DIRECTIVE
Please transcribe the data below exactly. Leave the pictures out.

========================

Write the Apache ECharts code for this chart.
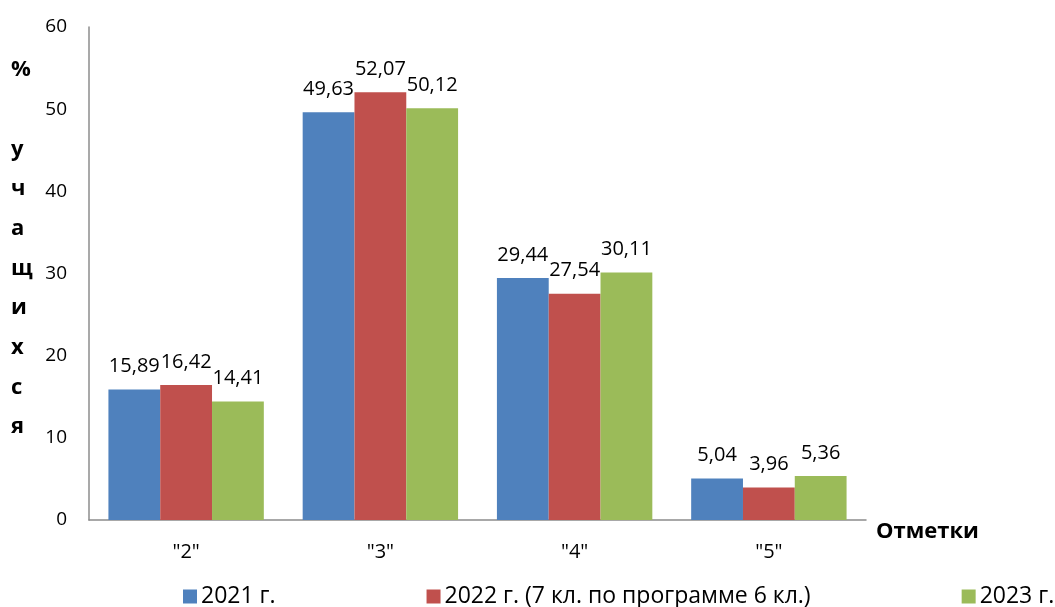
<!DOCTYPE html>
<html>
<head>
<meta charset="utf-8">
<script src="https://cdn.jsdelivr.net/npm/echarts@6/dist/echarts.min.js"></script>
<style>
  html, body { margin: 0; padding: 0; background: #fff; }
  #chart { width: 1055px; height: 607px; }
</style>
</head>
<body>
<div id="chart"></div>
<script>
// Grade categories and the share of students per year
const categories = ['"2"', '"3"', '"4"', '"5"'];
const seriesNames = ['2021 г.', '2022 г. (7 кл. по программе 6 кл.)', '2023 г.'];
const values2021 = [15.89, 49.63, 29.44, 5.04];
const values2022 = [16.42, 52.07, 27.54, 3.96];
const values2023 = [14.41, 50.12, 30.11, 5.36];
const yTicks = [0, 10, 20, 30, 40, 50, 60];

const colors = ['#4F81BD', '#C0504D', '#9BBB59'];
const font = '"Open Sans", "DejaVu Sans", sans-serif';

function fmt(v) { return v.toFixed(2).replace('.', ','); }

function barSeries(name, data, color) {
  return {
    name: name,
    type: 'bar',
    data: data,
    barGap: '0%',
    barCategoryGap: '20%',
    itemStyle: { color: color },
    label: {
      show: true,
      position: 'top',
      distance: 13,
      color: '#000',
      fontFamily: font,
      fontSize: 20,
      formatter: p => fmt(p.value)
    }
  };
}

const chart = echarts.init(document.getElementById('chart'));
chart.setOption({
  animation: false,
  textStyle: { fontFamily: font },
  grid: { left: 89, right: 189, top: 27, bottom: 87, containLabel: false },
  legend: {
    top: 585,
    left: 183,
    width: 900,
    padding: 0,
    itemGap: 151,
    itemWidth: 14,
    itemHeight: 14,
    icon: 'rect',
    textStyle: { fontSize: 23, color: '#000', fontFamily: font, padding: [0, 0, 0, -1] },
    data: seriesNames
  },
  xAxis: {
    type: 'category',
    data: categories,
    axisLine: { lineStyle: { color: '#8c8c8c', width: 1.5 } },
    axisTick: { show: false },
    axisLabel: { fontSize: 20, color: '#000', margin: 22, fontFamily: font }
  },
  yAxis: {
    type: 'value',
    min: yTicks[0],
    max: yTicks[yTicks.length - 1],
    interval: 10,
    splitLine: { show: false },
    axisLine: { show: true, lineStyle: { color: '#8c8c8c', width: 1.5 } },
    axisTick: { show: false },
    axisLabel: { fontSize: 19, color: '#000', margin: 22, fontFamily: font }
  },
  graphic: [
    {
      type: 'text',
      left: 11,
      top: 50,
      style: {
        text: '%\n\nу\nч\nа\nщ\nи\nх\nс\nя',
        font: 'bold 22px ' + font,
        lineHeight: 39.7,
        fill: '#000',
        align: 'center'
      }
    },
    {
      type: 'text',
      left: 876,
      top: 521,
      style: {
        text: 'Отметки',
        font: 'bold 22px ' + font,
        fill: '#000'
      }
    }
  ],
  series: [
    barSeries(seriesNames[0], values2021, colors[0]),
    barSeries(seriesNames[1], values2022, colors[1]),
    barSeries(seriesNames[2], values2023, colors[2])
  ]
});
</script>
</body>
</html>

========================

REPLY TO THE EXERCISE
Write the Apache ECharts code for this chart.
<!DOCTYPE html>
<html>
<head>
<meta charset="utf-8">
<script src="https://cdn.jsdelivr.net/npm/echarts@6/dist/echarts.min.js"></script>
<style>
  html, body { margin: 0; padding: 0; background: #fff; }
  #chart { width: 1055px; height: 607px; }
</style>
</head>
<body>
<div id="chart"></div>
<script>
// Grade categories and the share of students per year
const categories = ['"2"', '"3"', '"4"', '"5"'];
const seriesNames = ['2021 г.', '2022 г. (7 кл. по программе 6 кл.)', '2023 г.'];
const values2021 = [15.89, 49.63, 29.44, 5.04];
const values2022 = [16.42, 52.07, 27.54, 3.96];
const values2023 = [14.41, 50.12, 30.11, 5.36];
const yTicks = [0, 10, 20, 30, 40, 50, 60];

const colors = ['#4F81BD', '#C0504D', '#9BBB59'];
const font = '"Open Sans", "DejaVu Sans", sans-serif';

function fmt(v) { return v.toFixed(2).replace('.', ','); }

function barSeries(name, data, color) {
  return {
    name: name,
    type: 'bar',
    data: data,
    barGap: '0%',
    barCategoryGap: '20%',
    itemStyle: { color: color },
    label: {
      show: true,
      position: 'top',
      distance: 13,
      color: '#000',
      fontFamily: font,
      fontSize: 20,
      formatter: p => fmt(p.value)
    }
  };
}

const chart = echarts.init(document.getElementById('chart'));
chart.setOption({
  animation: false,
  textStyle: { fontFamily: font },
  grid: { left: 89, right: 189, top: 27, bottom: 87, containLabel: false },
  legend: {
    top: 585,
    left: 183,
    width: 900,
    padding: 0,
    itemGap: 151,
    itemWidth: 14,
    itemHeight: 14,
    icon: 'rect',
    textStyle: { fontSize: 23, color: '#000', fontFamily: font, padding: [0, 0, 0, -1] },
    data: seriesNames
  },
  xAxis: {
    type: 'category',
    data: categories,
    axisLine: { lineStyle: { color: '#8c8c8c', width: 1.5 } },
    axisTick: { show: false },
    axisLabel: { fontSize: 20, color: '#000', margin: 22, fontFamily: font }
  },
  yAxis: {
    type: 'value',
    min: yTicks[0],
    max: yTicks[yTicks.length - 1],
    interval: 10,
    splitLine: { show: false },
    axisLine: { show: true, lineStyle: { color: '#8c8c8c', width: 1.5 } },
    axisTick: { show: false },
    axisLabel: { fontSize: 19, color: '#000', margin: 22, fontFamily: font }
  },
  graphic: [
    {
      type: 'text',
      left: 11,
      top: 50,
      style: {
        text: '%\n\nу\nч\nа\nщ\nи\nх\nс\nя',
        font: 'bold 22px ' + font,
        lineHeight: 39.7,
        fill: '#000',
        align: 'center'
      }
    },
    {
      type: 'text',
      left: 876,
      top: 521,
      style: {
        text: 'Отметки',
        font: 'bold 22px ' + font,
        fill: '#000'
      }
    }
  ],
  series: [
    barSeries(seriesNames[0], values2021, colors[0]),
    barSeries(seriesNames[1], values2022, colors[1]),
    barSeries(seriesNames[2], values2023, colors[2])
  ]
});
</script>
</body>
</html>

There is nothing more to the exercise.